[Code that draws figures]
::::::::

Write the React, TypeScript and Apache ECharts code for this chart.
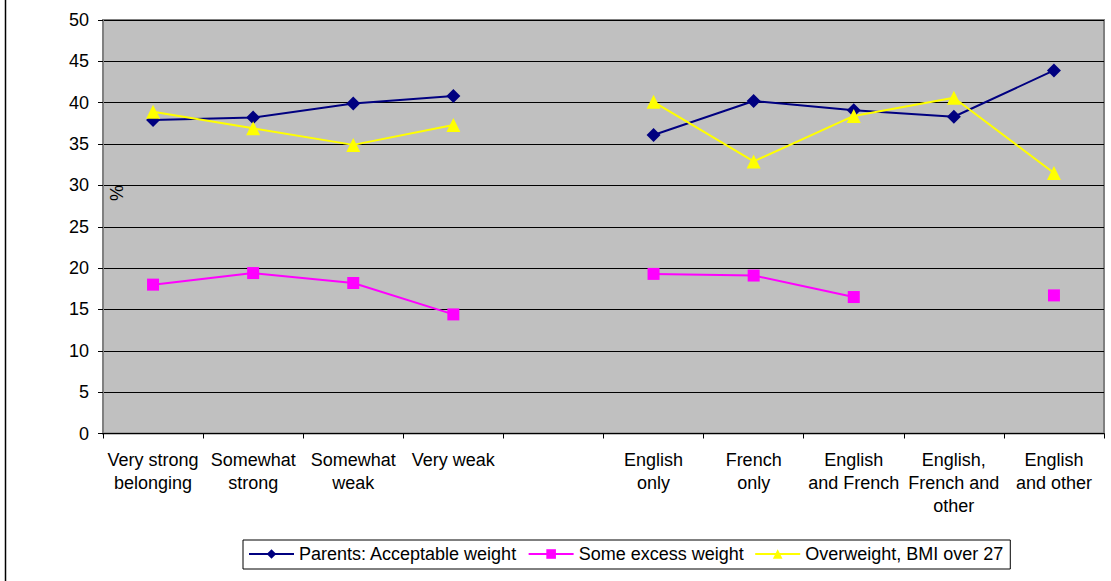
import React, { useEffect, useRef } from "react";
import * as echarts from "echarts";

const categories = [
  "Very strong\nbelonging",
  "Somewhat\nstrong",
  "Somewhat\nweak",
  "Very weak",
  "",
  "English\nonly",
  "French\nonly",
  "English\nand French",
  "English,\nFrench and\nother",
  "English\nand other",
];

const acceptableWeight = [37.9, 38.2, 39.9, 40.8, null, 36.1, 40.2, 39.1, 38.3, 43.9];
const someExcessWeight = [18.0, 19.4, 18.2, 14.4, null, 19.3, 19.1, 16.5, null, 16.7];
const overweightBmi27 = [38.9, 36.9, 34.9, 37.3, null, 40.1, 32.9, 38.4, 40.6, 31.5];

const yTicks = { min: 0, max: 50, interval: 5 };

const FONT = "'Liberation Sans', Arial, sans-serif";

export default function App() {
  const ref = useRef<HTMLDivElement>(null);

  useEffect(() => {
    if (!ref.current) return;
    const chart = echarts.init(ref.current, null, { renderer: "svg" });
    const lineSeries = (name: string, data: (number | null)[], color: string, symbol: string, size: number) => ({
      name,
      type: "line",
      data,
      symbol,
      symbolSize: size,
      connectNulls: false,
      showAllSymbol: true,
      itemStyle: { color },
      lineStyle: { color, width: 2 },
      emphasis: { disabled: true },
    });
    chart.setOption({
      animation: false,
      backgroundColor: "#ffffff",
      textStyle: { fontFamily: FONT },
      grid: {
        left: 103,
        right: 7,
        top: 20,
        bottom: 147.5,
        show: true,
        backgroundColor: "#C0C0C0",
        borderColor: "#808080",
        borderWidth: 2,
      },
      legend: {
        left: 243,
        top: 540,
        padding: [5, 7, 6, 5],
        itemGap: 10.5,
        itemWidth: 45,
        itemHeight: 12,
        backgroundColor: "#ffffff",
        borderColor: "#000000",
        borderWidth: 1,
        borderRadius: 0,
        textStyle: { fontSize: 18, color: "#000", fontFamily: FONT },
        data: ["Parents: Acceptable weight", "Some excess weight", "Overweight, BMI over 27"],
      },
      xAxis: {
        type: "category",
        data: categories,
        boundaryGap: true,
        axisLine: { show: true, lineStyle: { color: "#000", width: 1 } },
        axisTick: { show: true, length: 5, inside: false, lineStyle: { color: "#000" } },
        axisLabel: {
          interval: 0,
          margin: 15,
          fontSize: 18,
          lineHeight: 23,
          color: "#000",
          fontFamily: FONT,
          align: "center",
        },
        splitLine: { show: false },
      },
      yAxis: {
        type: "value",
        min: yTicks.min,
        max: yTicks.max,
        interval: yTicks.interval,
        axisLine: { show: true, lineStyle: { color: "#808080", width: 2 } },
        axisTick: { show: true, length: 5, lineStyle: { color: "#000" } },
        axisLabel: { fontSize: 18, color: "#000", margin: 14, fontFamily: FONT },
        splitLine: { show: true, lineStyle: { color: "#000", width: 1 } },
      },
      graphic: [
        {
          type: "line",
          shape: { x1: 5.5, y1: 0, x2: 5.5, y2: 581 },
          style: { stroke: "#000", lineWidth: 1.5 },
          silent: true,
        },
        {
          type: "text",
          x: 116,
          y: 193,
          rotation: -Math.PI / 2,
          style: {
            text: "%",
            font: `18px ${FONT}`,
            fill: "#000",
            textAlign: "center",
            textVerticalAlign: "middle",
          },
          silent: true,
          z: 100,
        },
      ],
      series: [
        lineSeries("Parents: Acceptable weight", acceptableWeight, "#000080", "diamond", 14),
        lineSeries("Some excess weight", someExcessWeight, "#FF00FF", "rect", 12),
        lineSeries("Overweight, BMI over 27", overweightBmi27, "#FFFF00", "triangle", 14),
      ],
    });
    return () => chart.dispose();
  }, []);

  return <div ref={ref} style={{ width: 1111, height: 581, position: "absolute", left: 0, top: 0 }} />;
}
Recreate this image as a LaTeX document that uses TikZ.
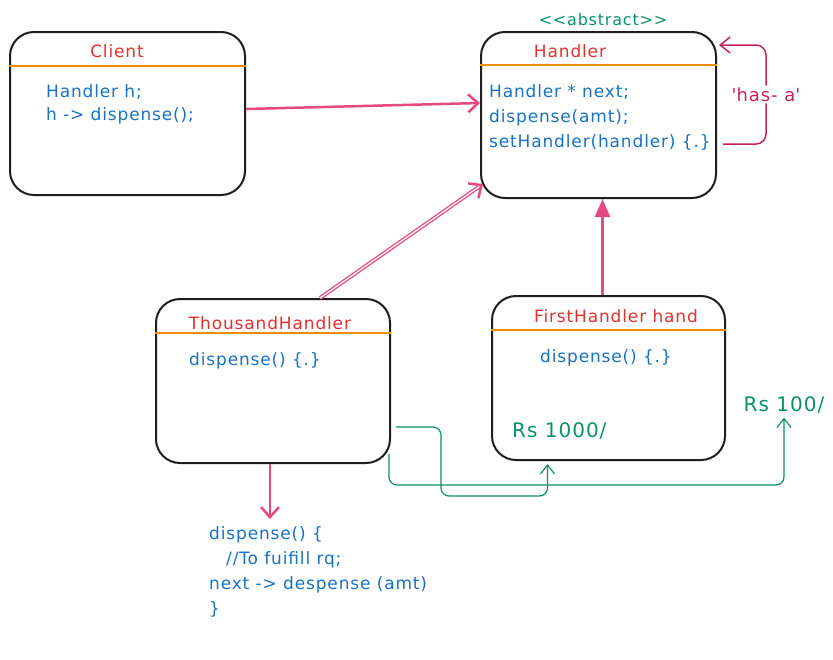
\documentclass[tikz,border=0pt]{standalone}
\usepackage{fontspec}
\setmainfont{DejaVu Sans}[LetterSpace=5]
\usepackage{tikz}
\usetikzlibrary{arrows.meta}

\definecolor{boxblack}{HTML}{1E1E1E}
\definecolor{linkpink}{HTML}{E64980}
\definecolor{titlered}{HTML}{E03131}
\definecolor{codeblue}{HTML}{1971C2}
\definecolor{flowgreen}{HTML}{099268}
\definecolor{seporange}{HTML}{F08C00}
\definecolor{hasapink}{HTML}{C2255C}

\begin{document}
\begin{tikzpicture}[x=1pt,y=-1pt,
  classbox/.style={draw=boxblack,line width=2pt,rounded corners=24pt,inner sep=0pt},
  title/.style={text=titlered,font=\fontsize{17}{20}\selectfont,inner sep=0pt},
  code/.style={text=codeblue,font=\fontsize{17}{25}\selectfont,align=left,inner sep=0pt,anchor=west},
  amount/.style={text=flowgreen,font=\fontsize{20}{24}\selectfont,inner sep=0pt},
  sepline/.style={draw=seporange,line width=1.5pt},
  link/.style={draw=linkpink,line width=2.5pt,-{Straight Barb[length=10pt,width=18pt]}},
  inherit/.style={draw=linkpink,line width=2.5pt,-{Triangle[length=18pt,width=15pt]}},
  hasa/.style={draw=hasapink,line width=1.5pt,rounded corners=10pt,-{Straight Barb[length=10pt,width=16pt]}},
  flow/.style={draw=flowgreen,line width=1.2pt,rounded corners=8pt,-{Straight Barb[length=9pt,width=14pt]}}]
\useasboundingbox (0,0) rectangle (833,659);

\node[classbox,minimum width=235pt,minimum height=163pt] (client) at (127.5,113.5) {};
\node[title] (clienttitle) at (117,51) {Client};
\draw[sepline] (client.west |- 0,66) -- (client.east |- 0,66);
\node[code,font=\fontsize{17}{23}\selectfont] (clientbody) at (46,104.5) {Handler h;\\h -> dispense();};

\node[classbox,minimum width=235pt,minimum height=166pt] (handler) at (598.5,115) {};
\node[text=flowgreen,font=\fontsize{16}{20}\selectfont,inner sep=0pt] (abstract) at (603,20) {<{}<abstract>{}>};
\node[title] (handlertitle) at (570,51) {Handler};
\draw[sepline] (handler.west |- 0,65) -- (handler.east |- 0,65);
\node[code] (handlerbody) at (489,117.5) {Handler * next;\\dispense(amt);\\setHandler(handler) \{.\}};

\node[classbox,minimum width=234pt,minimum height=164pt] (thousand) at (273,381) {};
\node[title] (thousandtitle) at (270,323) {ThousandHandler};
\draw[sepline] (thousand.west |- 0,333) -- (thousand.east |- 0,333);
\node[code] (thousandbody) at (189,361) {dispense() \{.\}};

\node[classbox,minimum width=233pt,minimum height=164pt] (first) at (608.5,378) {};
\node[title] (firsttitle) at (616,316) {FirstHandler hand};
\draw[sepline] (first.west |- 0,330) -- (first.east |- 0,330);
\node[code] (firstbody) at (540,358) {dispense() \{.\}};
\node[amount,anchor=west] (rs1000) at (512,431) {Rs 1000/};
\node[amount] (rs100) at (784,405) {Rs 100/};

\node[code] (dispensecode) at (209,571.5) {dispense() \{\\\hspace*{1em}//To fuifill rq;\\next -> despense (amt)\\\}};

\draw[link] ([yshift=4.5pt]client.east) -- ([yshift=12pt]handler.west);
\draw[draw=linkpink,line width=1.3pt,double=white,double distance=1.3pt,-{Straight Barb[length=10pt,width=18pt,line width=2.5pt]}] ([xshift=47pt]thousand.north) -- ([xshift=3pt,yshift=15pt]handler.south west);
\draw[inherit] ([xshift=-6pt]first.north) -- ([xshift=-6pt]first.north |- handler.south);
\draw[link,shorten >=7pt] ([xshift=-3pt]thousand.south) -- ([xshift=-3pt]thousand.south |- dispensecode.north);
\draw[hasa] ([xshift=6pt,yshift=-29pt]handler.east) -- ++(43,0) |- node[pos=0.25,fill=white,text=hasapink,font=\fontsize{18}{20}\selectfont,inner sep=2pt] (hasalabel) {\textquotesingle has- a\textquotesingle} ([xshift=2pt,yshift=70pt]handler.east);
\draw[flow] ([xshift=5pt,yshift=-46pt]thousand.east) -| ++(45,69) -| ([xshift=-61pt,yshift=-3pt]first.south);
\draw[flow] ([xshift=-2pt,yshift=-73pt]thousand.east) -- ++(0,31) -| ([yshift=-4pt]rs100.south);
\end{tikzpicture}
\end{document}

::::::::

TO BE DONE: Copy exactly the part of the material above that opens with the line containing "Recreate this image" and closes with the line containing "(clientbody) at (46,104.5)", ends included. Drop the images.

CORRECT RESPONSE:
Recreate this image as a LaTeX document that uses TikZ.
\documentclass[tikz,border=0pt]{standalone}
\usepackage{fontspec}
\setmainfont{DejaVu Sans}[LetterSpace=5]
\usepackage{tikz}
\usetikzlibrary{arrows.meta}

\definecolor{boxblack}{HTML}{1E1E1E}
\definecolor{linkpink}{HTML}{E64980}
\definecolor{titlered}{HTML}{E03131}
\definecolor{codeblue}{HTML}{1971C2}
\definecolor{flowgreen}{HTML}{099268}
\definecolor{seporange}{HTML}{F08C00}
\definecolor{hasapink}{HTML}{C2255C}

\begin{document}
\begin{tikzpicture}[x=1pt,y=-1pt,
  classbox/.style={draw=boxblack,line width=2pt,rounded corners=24pt,inner sep=0pt},
  title/.style={text=titlered,font=\fontsize{17}{20}\selectfont,inner sep=0pt},
  code/.style={text=codeblue,font=\fontsize{17}{25}\selectfont,align=left,inner sep=0pt,anchor=west},
  amount/.style={text=flowgreen,font=\fontsize{20}{24}\selectfont,inner sep=0pt},
  sepline/.style={draw=seporange,line width=1.5pt},
  link/.style={draw=linkpink,line width=2.5pt,-{Straight Barb[length=10pt,width=18pt]}},
  inherit/.style={draw=linkpink,line width=2.5pt,-{Triangle[length=18pt,width=15pt]}},
  hasa/.style={draw=hasapink,line width=1.5pt,rounded corners=10pt,-{Straight Barb[length=10pt,width=16pt]}},
  flow/.style={draw=flowgreen,line width=1.2pt,rounded corners=8pt,-{Straight Barb[length=9pt,width=14pt]}}]
\useasboundingbox (0,0) rectangle (833,659);

\node[classbox,minimum width=235pt,minimum height=163pt] (client) at (127.5,113.5) {};
\node[title] (clienttitle) at (117,51) {Client};
\draw[sepline] (client.west |- 0,66) -- (client.east |- 0,66);
\node[code,font=\fontsize{17}{23}\selectfont] (clientbody) at (46,104.5) {Handler h;\\h -> dispense();};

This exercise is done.